How to prevent hangs on SocketInputStream.socketRead0 in Java?

Piotr Müller picture Piotr Müller · Feb 28, 2015 · Viewed 40.3k times · Source

Performing millions of HTTP requests with different Java libraries gives me threads hanged on:

java.net.SocketInputStream.socketRead0()

Which is native function.

I tried to set up Apche Http Client and RequestConfig to have timeouts on (I hope) everythig that is possible but still, I have (probably infinite) hangs on socketRead0. How to get rid of them?

Hung ratio is about ~1 per 10000 requests (to 10000 different hosts) and it can last probably forever (I've confirmed thread hung as still valid after 10 hours).

JDK 1.8 on Windows 7.

My HttpClient factory:

SocketConfig socketConfig = SocketConfig.custom()
            .setSoKeepAlive(false)
            .setSoLinger(1)
            .setSoReuseAddress(true)
            .setSoTimeout(5000)
            .setTcpNoDelay(true).build();

    HttpClientBuilder builder = HttpClientBuilder.create();
    builder.disableAutomaticRetries();
    builder.disableContentCompression();
    builder.disableCookieManagement();
    builder.disableRedirectHandling();
    builder.setConnectionReuseStrategy(new NoConnectionReuseStrategy());
    builder.setDefaultSocketConfig(socketConfig);

    return HttpClientBuilder.create().build();

My RequestConfig factory:

    HttpGet request = new HttpGet(url);

    RequestConfig config = RequestConfig.custom()
            .setCircularRedirectsAllowed(false)
            .setConnectionRequestTimeout(8000)
            .setConnectTimeout(4000)
            .setMaxRedirects(1)
            .setRedirectsEnabled(true)
            .setSocketTimeout(5000)
            .setStaleConnectionCheckEnabled(true).build();
    request.setConfig(config);

    return new HttpGet(url);

OpenJDK socketRead0 source

Note: Actually I have some "trick" - I can schedule .getConnectionManager().shutdown() in other Thread with cancellation of Future if request finished properly, but it is depracated and also it kills whole HttpClient, not only that single request.

Answer

Trevor Robinson picture Trevor Robinson · Sep 18, 2015

Though this question mentions Windows, I have the same problem on Linux. It appears there is a flaw in the way the JVM implements blocking socket timeouts:

To summarize, timeout for blocking sockets is implemented by calling poll on Linux (and select on Windows) to determine that data is available before calling recv. However, at least on Linux, both methods can spuriously indicate that data is available when it is not, leading to recv blocking indefinitely.
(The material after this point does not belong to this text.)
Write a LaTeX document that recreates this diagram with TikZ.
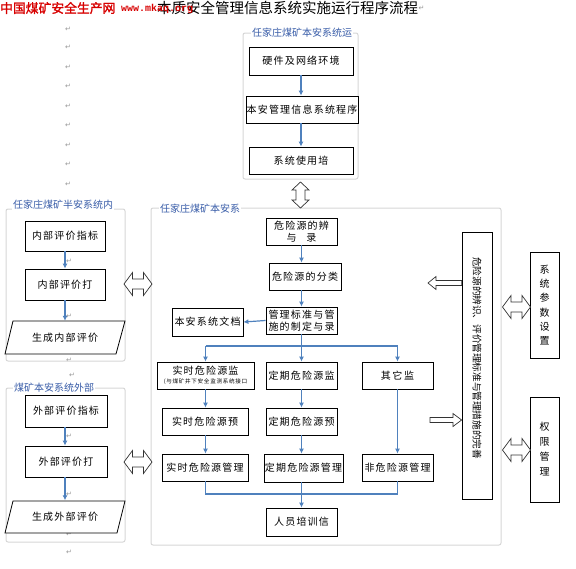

From poll(2) man page BUGS section:

See the discussion of spurious readiness notifications under the BUGS section of select(2).

From select(2) man page BUGS section:

Under Linux, select() may report a socket file descriptor as "ready for reading", while nevertheless a subsequent read blocks. This could for example happen when data has arrived but upon examination has wrong checksum and is discarded. There may be other circumstances in which a file descriptor is spuriously reported as ready. Thus it may be safer to use O_NONBLOCK on sockets that should not block.

The Apache HTTP Client code is a bit hard to follow, but it appears that connection expiration is only set for HTTP keep-alive connections (which you've disabled) and is indefinite unless the server specifies otherwise. Therefore, as pointed out by oleg, the Connection eviction policy approach won't work in your case and can't be relied upon in general.